As you can see, the data conforms nicely to our expectations: heart rate is higher for the most demanding game (phantom) and rises as the person progresses from the lower to the higher race position. Although this is only one person, I’d be confident in seeing the same trend if we ran another 20 people through the design. The nice thing about these data is that we used a commercial piece of game software in a controlled way, and like Vertical Slice, we have placed our physiological data in the context of specific gaming events. Leaving aside the issue of interpretation (we assume heart rate increased due to sympathetic activation as a response to high demand or motivation or some mixture of both), to what extent are these data really useful for a game designer? At the very least, they confirm that player experience during venom/rapier/phantom level are different – but does that really inform their practice? Or is that aiming too high and all commercial customers really want from these measures to check their design assumptions?
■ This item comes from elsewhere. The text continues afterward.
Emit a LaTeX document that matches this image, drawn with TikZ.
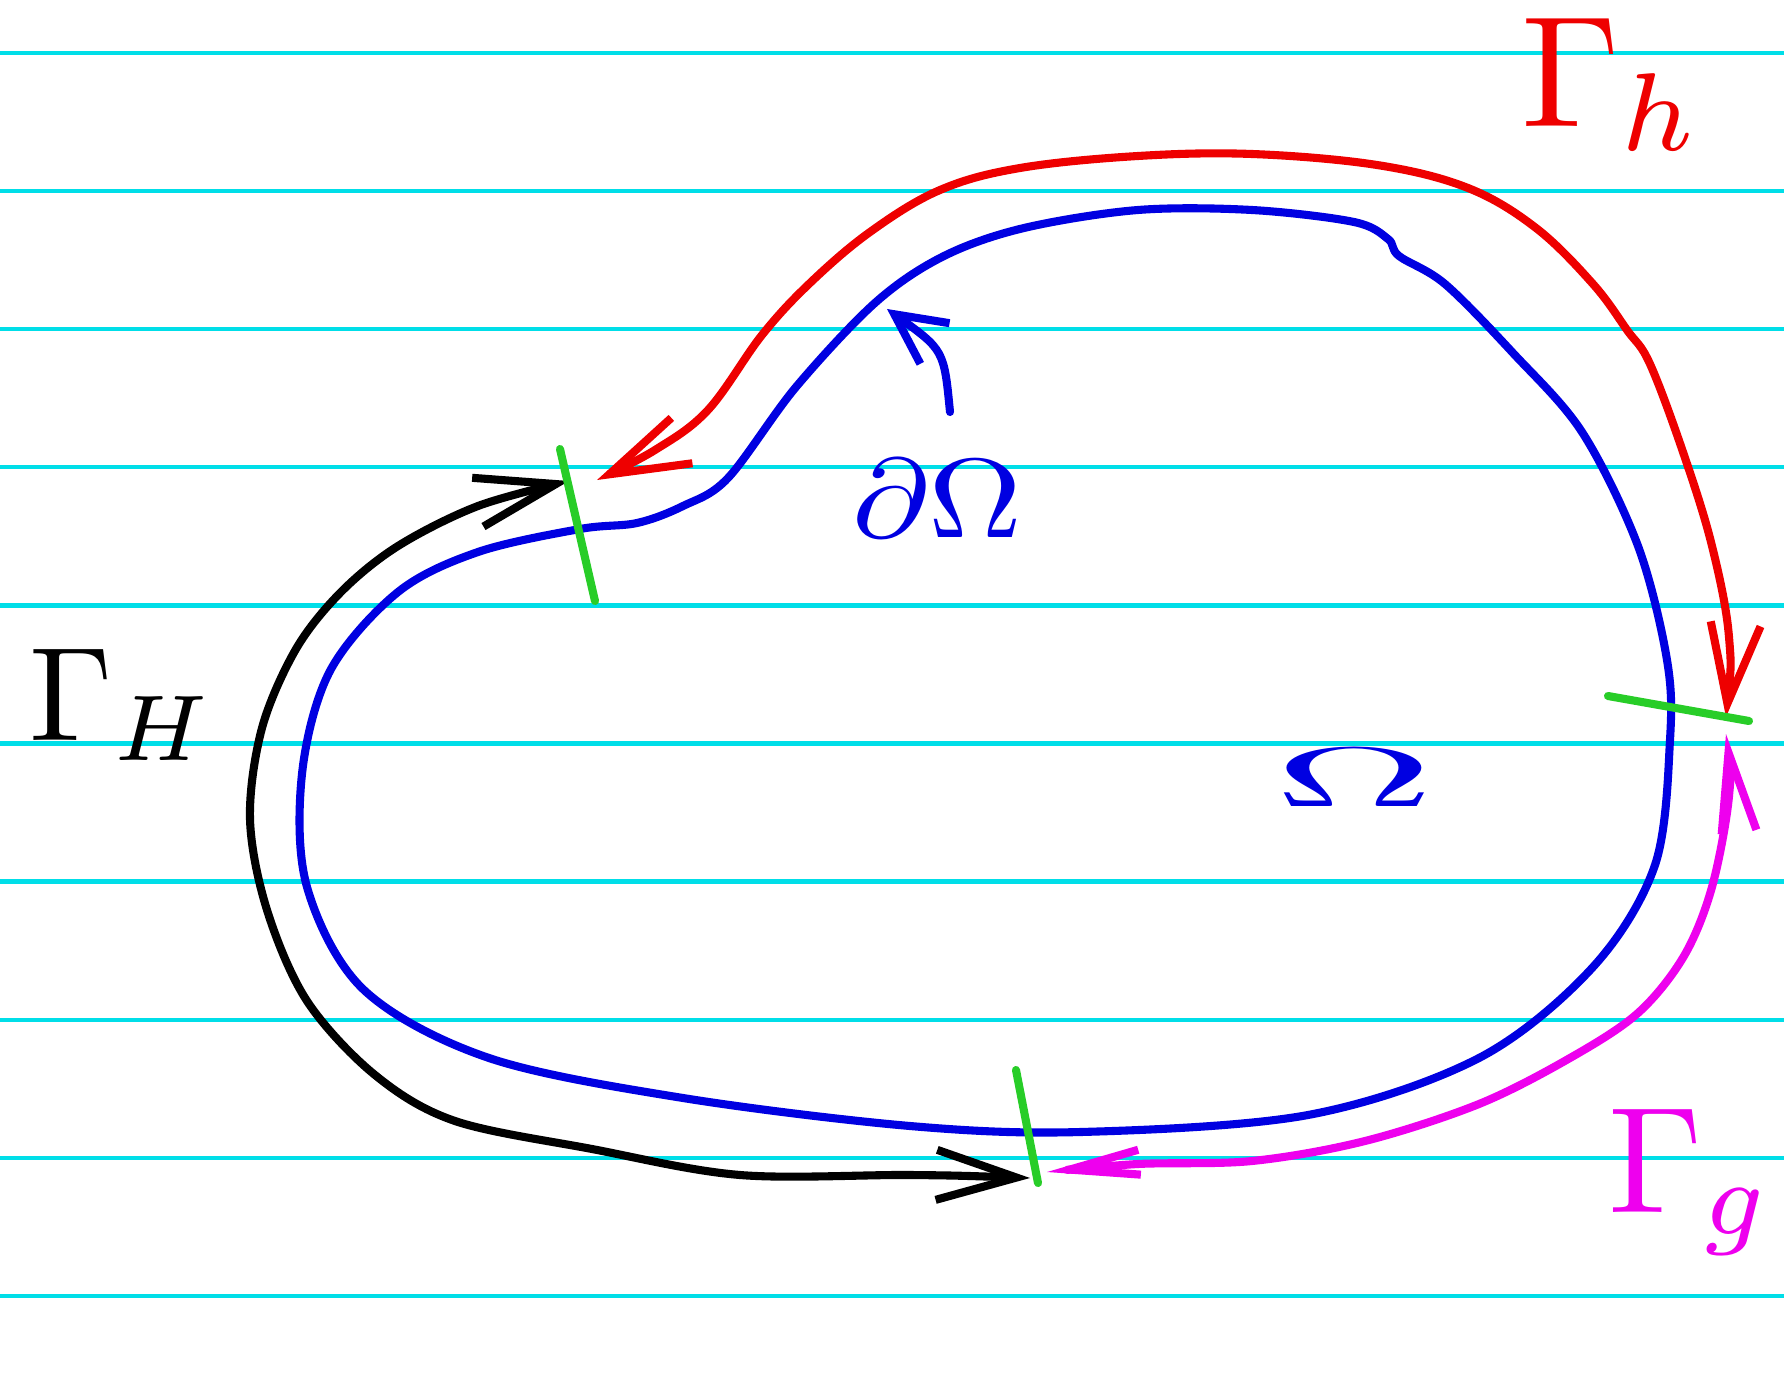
\documentclass[tikz,border=0pt]{standalone}
\usepackage{amsmath,amssymb}
\usepackage{xcolor}
\usepackage{tikz}
\usetikzlibrary{arrows.meta}

\definecolor{penred}{RGB}{238,0,0}
\definecolor{penblue}{RGB}{0,0,225}
\definecolor{pengreen}{RGB}{40,205,40}
\definecolor{penmagenta}{RGB}{238,0,238}
\definecolor{rulecyan}{RGB}{0,222,232}

\begin{document}
\begin{tikzpicture}[x=0.01cm, y=-0.01cm, >={Straight Barb[length=8mm, width=5mm, line width=2.3pt]}]
        \tikzstyle{ruled} = [draw=rulecyan, line width=1.2pt]
        \tikzstyle{pen} = [line width=2.3pt, line cap=round, line join=round]
        \tikzstyle{tick} = [pen, draw=pengreen]
        \tikzstyle{label} = [anchor=base west, inner sep=0pt]

        \useasboundingbox[fill=white] (0,0) rectangle (1784,1379);
        \foreach \k in {0,...,9}
            \draw[ruled] (0,{53+138.1*\k}) -- (1784,{53+138.1*\k});

        \coordinate (tickA1) at (560,449);
        \coordinate (tickA2) at (595,601);
        \coordinate (tickB1) at (1608,696);
        \coordinate (tickB2) at (1749,721);
        \coordinate (tickC1) at (1016,1070);
        \coordinate (tickC2) at (1038,1183);

        \draw[pen, draw=penblue] plot[smooth cycle, tension=0.55] coordinates {
            (580,529) (637,523) (683,506) (728,478) (796,387) (876,302) (944,256)
            (1024,228) (1138,210) (1252,210) (1354,222) (1388,239) (1399,256)
            (1445,284) (1513,353) (1582,432) (1638,546) (1667,660) (1670,740)
            (1655,865) (1593,967) (1479,1058) (1308,1115) (1081,1132) (910,1126)
            (683,1098) (489,1058) (364,990) (307,887) (302,774) (330,671)
            (398,592) (478,552)};

        \draw[pen, <->, draw=penred] plot[smooth, tension=0.6] coordinates {
            (1726,717) (1729,637) (1712,546) (1684,455) (1650,364) (1627,330)
            (1593,284) (1536,228) (1468,188) (1377,165) (1252,154) (1138,156)
            (1020,168) (940,190) (870,232) (810,283) (762,335) (708,410)
            (655,450) (597,480)};

        \draw[pen, <->, draw=black] plot[smooth, tension=0.55] coordinates {
            (1030,1178) (910,1175) (740,1175) (592,1149) (455,1121) (375,1075)
            (307,1001) (267,910) (250,819) (262,728) (296,649) (341,592)
            (398,546) (478,506) (569,481)};

        \draw[pen, {Straight Barb[length=8mm, width=3.5mm, line width=2.3pt]}-{Straight Barb[length=7mm, width=2.5mm, line width=2.3pt]}, draw=penmagenta]
            plot[smooth, tension=0.55] coordinates {
            (1726,734) (1729,796) (1712,887) (1684,956) (1638,1013) (1570,1058)
            (1479,1104) (1365,1141) (1252,1161) (1138,1164) (1047,1172)};

        \draw[tick] (tickA1) -- (tickA2);
        \draw[tick] (tickB1) -- (tickB2);
        \draw[tick] (tickC1) -- (tickC2);

        \node (gammah) [label, scale=4.5, text=penred] at (1518,127) {$\Gamma_h$};
        \node (gammaH) [label, scale=3.8, text=black] at (27,740) {$\Gamma_H$};
        \node (gammag) [label, scale=4.3, text=penmagenta] at (1605,1212) {$\Gamma_g$};
        \node (bdry) [label, xscale=3.7, yscale=3.2, text=penblue] at (850,537) {$\partial\Omega$};
        \node (omega) [label, xscale=6.3, yscale=2.4, text=penblue] at (1270,806) {$\Omega$};

        \coordinate (bdrytip) at (887,309);
        \draw[pen, draw=penblue, -{Straight Barb[length=5mm, width=5mm, line width=2.3pt]}]
            (950,412) .. controls (944,350) .. (bdrytip);
    \end{tikzpicture}
\end{document}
In my opinion, psychophysiological measures (or biometrics) will only really deliver insight when it is used to ask questions to which the industry doesn’t already know all the answers. And here’s the kicker, if a team of game designers gave me five different versions of the same game or game scenario, which were identical but different in one crucial respect (i.e. controlled in an experimental sense), then my psychophysiological measures might tell them something unexpected, something that would really enhance their understanding of the product.
Call me cynical but I don’t expect it happen anytime soon.